▶

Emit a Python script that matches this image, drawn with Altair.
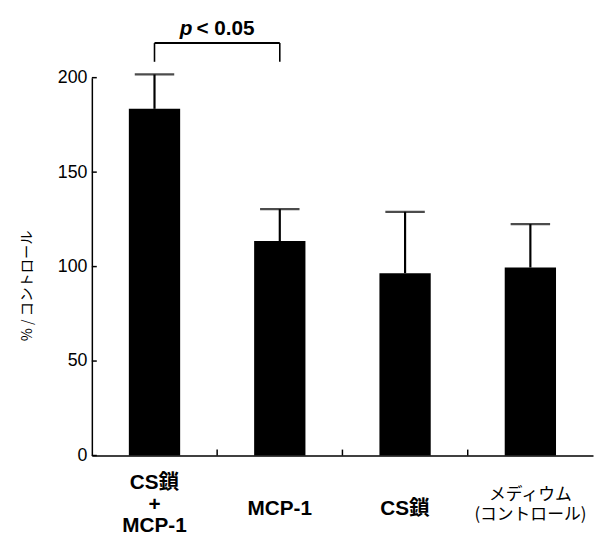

◀
▶

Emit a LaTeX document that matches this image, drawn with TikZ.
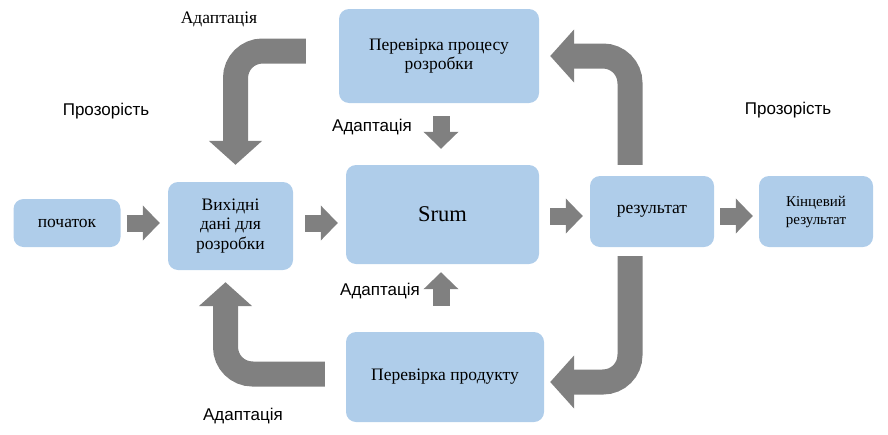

◀
▶

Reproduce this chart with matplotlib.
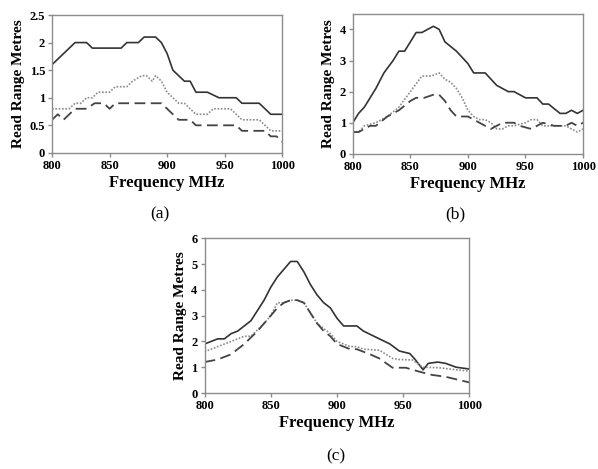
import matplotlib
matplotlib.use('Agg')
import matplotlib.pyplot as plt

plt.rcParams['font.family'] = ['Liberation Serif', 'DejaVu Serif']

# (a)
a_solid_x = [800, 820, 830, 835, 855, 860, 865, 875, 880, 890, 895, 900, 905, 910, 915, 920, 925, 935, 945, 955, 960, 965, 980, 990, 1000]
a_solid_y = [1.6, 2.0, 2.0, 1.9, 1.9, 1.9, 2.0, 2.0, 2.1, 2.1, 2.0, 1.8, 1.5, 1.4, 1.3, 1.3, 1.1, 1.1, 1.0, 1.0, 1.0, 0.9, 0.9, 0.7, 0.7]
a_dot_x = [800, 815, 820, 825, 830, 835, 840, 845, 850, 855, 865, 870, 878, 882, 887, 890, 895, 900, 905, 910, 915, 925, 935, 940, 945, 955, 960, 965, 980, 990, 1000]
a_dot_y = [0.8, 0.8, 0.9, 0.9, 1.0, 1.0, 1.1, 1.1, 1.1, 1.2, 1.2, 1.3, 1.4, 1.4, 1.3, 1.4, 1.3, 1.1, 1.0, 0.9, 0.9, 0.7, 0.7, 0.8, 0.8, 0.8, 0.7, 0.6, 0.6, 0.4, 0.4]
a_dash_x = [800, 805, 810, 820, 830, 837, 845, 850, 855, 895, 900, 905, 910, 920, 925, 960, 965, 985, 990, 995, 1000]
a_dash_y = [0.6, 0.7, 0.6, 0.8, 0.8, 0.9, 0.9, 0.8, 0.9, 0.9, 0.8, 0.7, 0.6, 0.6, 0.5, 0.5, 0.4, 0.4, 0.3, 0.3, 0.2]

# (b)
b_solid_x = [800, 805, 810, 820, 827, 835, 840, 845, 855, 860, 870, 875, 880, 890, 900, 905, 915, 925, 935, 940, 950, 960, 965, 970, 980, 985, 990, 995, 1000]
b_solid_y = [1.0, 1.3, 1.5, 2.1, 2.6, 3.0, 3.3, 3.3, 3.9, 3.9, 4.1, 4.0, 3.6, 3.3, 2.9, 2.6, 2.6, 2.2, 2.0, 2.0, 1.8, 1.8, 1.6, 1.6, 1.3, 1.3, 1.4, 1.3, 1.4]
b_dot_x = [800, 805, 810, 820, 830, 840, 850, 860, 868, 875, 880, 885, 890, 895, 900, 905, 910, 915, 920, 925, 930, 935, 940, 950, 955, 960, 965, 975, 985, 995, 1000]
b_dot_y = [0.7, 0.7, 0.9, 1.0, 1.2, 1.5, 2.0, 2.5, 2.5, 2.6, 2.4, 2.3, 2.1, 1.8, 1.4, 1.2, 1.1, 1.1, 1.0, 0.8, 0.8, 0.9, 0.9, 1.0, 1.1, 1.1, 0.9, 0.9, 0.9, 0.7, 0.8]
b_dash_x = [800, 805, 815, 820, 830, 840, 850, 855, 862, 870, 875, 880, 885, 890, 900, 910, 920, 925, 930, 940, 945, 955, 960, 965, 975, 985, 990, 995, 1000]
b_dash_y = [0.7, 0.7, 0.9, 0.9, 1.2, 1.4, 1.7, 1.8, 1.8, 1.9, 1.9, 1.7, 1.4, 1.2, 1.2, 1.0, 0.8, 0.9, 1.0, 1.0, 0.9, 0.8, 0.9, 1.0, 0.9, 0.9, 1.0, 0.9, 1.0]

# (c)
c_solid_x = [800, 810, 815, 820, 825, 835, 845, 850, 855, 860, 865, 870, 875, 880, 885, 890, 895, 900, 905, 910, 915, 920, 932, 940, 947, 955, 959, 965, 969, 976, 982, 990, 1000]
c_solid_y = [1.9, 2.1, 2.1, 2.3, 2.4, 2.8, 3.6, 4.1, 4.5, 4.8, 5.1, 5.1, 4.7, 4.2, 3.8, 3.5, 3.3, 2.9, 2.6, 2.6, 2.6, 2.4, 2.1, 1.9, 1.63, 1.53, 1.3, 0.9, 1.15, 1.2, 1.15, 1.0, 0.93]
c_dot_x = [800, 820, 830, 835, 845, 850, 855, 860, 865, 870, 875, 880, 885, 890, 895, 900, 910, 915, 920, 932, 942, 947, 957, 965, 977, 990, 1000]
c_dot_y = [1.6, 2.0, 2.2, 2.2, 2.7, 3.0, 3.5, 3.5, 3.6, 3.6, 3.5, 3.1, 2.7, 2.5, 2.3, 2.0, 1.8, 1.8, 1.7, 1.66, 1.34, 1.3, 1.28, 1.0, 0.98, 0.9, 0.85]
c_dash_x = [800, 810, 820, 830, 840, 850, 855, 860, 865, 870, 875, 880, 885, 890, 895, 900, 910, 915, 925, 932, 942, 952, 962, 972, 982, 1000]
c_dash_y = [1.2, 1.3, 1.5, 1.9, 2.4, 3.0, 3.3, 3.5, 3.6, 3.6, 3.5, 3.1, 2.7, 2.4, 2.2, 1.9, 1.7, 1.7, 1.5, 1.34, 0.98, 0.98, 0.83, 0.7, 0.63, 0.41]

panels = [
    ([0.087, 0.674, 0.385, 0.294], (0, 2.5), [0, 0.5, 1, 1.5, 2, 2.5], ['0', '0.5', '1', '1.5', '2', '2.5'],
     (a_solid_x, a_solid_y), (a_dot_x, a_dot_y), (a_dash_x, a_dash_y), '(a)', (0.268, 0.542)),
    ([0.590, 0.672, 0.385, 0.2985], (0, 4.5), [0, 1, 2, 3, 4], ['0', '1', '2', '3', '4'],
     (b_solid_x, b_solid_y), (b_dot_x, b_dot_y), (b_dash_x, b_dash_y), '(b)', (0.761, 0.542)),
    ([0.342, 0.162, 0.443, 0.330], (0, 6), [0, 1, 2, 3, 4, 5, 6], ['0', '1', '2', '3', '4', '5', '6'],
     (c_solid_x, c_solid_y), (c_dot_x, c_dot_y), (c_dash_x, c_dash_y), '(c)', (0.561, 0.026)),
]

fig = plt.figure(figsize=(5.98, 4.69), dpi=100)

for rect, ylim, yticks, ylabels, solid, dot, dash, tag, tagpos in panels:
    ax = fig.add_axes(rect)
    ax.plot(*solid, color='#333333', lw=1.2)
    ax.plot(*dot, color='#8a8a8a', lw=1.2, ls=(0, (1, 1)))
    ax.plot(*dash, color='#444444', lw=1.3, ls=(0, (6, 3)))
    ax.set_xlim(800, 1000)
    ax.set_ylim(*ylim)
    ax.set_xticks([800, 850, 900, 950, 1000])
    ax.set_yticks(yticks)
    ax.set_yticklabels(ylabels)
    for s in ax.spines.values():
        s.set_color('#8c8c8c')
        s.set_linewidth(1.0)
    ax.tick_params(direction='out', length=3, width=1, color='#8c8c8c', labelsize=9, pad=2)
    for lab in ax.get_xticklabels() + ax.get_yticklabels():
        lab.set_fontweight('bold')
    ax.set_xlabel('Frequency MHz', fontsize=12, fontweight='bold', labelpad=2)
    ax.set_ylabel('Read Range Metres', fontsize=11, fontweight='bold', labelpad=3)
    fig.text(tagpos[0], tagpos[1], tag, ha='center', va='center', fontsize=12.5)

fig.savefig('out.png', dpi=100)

◀

REQUIREMENT ::
Leave the pictures aside and restate exactly the lines from the one containing "Reproduce this chart with matplotlib." to the one containing "plt.rcParams['font.family'] = ['Liberation", those two lines included.

RESPONSE ::
Reproduce this chart with matplotlib.
import matplotlib
matplotlib.use('Agg')
import matplotlib.pyplot as plt

plt.rcParams['font.family'] = ['Liberation Serif', 'DejaVu Serif']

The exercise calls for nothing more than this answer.